Techniquement, sur Switch en mode portable, il est plutôt correct : la résolution et le framerate sont corrects, et les textures sont parfois un peu crades mais restent acceptables, surtout avec la DA qui rattrape un peu. En revanche, les chargements (quand on se téléporte par exemple) sont plutôt longs, et il y a énormément de popping, même parfois sous nos pieds ; cet aspect est légèrement mitigé par une gestion intelligente (les objets de grande taille apparaissent plus vite) mais il peut être assez perturbant. Dans l’ensemble ce n’est pas le jeu le plus impressionnant de la Switch (je continue à penser que ça se joue entre Monster Hunter Rise et Sniper Elite 4), mais on est aussi très loin des catastrophes de Journey to the Savage Planet ou The Outer Worlds.
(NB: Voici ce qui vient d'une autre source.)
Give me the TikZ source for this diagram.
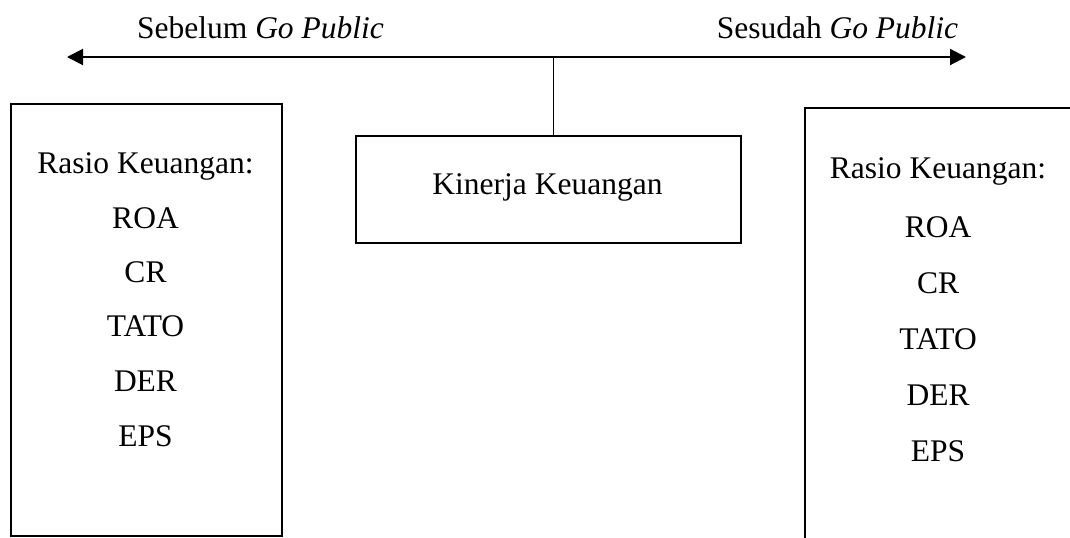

Evidemment, si vous y jouez sur d’autres plateformes, vous verrez plus les dégradations que moi, mais si on ne met pas les captures côte à côte, ça reste très acceptable.

En terme d’audio en revanche, c’est très bon : les musiques sont très agréables bien que discrètes, et au casque, l’ambiance sonore est excellente : les planètes et stations sont pleines de bruits d’ambiance, les sons sont différents quand on est à l’extérieur ou à l’intérieur du vaisseau, et l’ensemble contribue bien à l’immersion. Tout est d’ailleurs en VF, aussi bien les textes que l’audio, mais les traductions ne sont pas terribles voire parfois buggées, et on ne peut pas en changer sans changer la langue de la console.

No Man’s Sky est prenant, immense, extrêmement varié, et d’une liberté rarement vue : une expérience incroyable et unique, à peine entachée par quelques légers défauts. Si vous aimez la SF, c’est tout simplement un indispensable.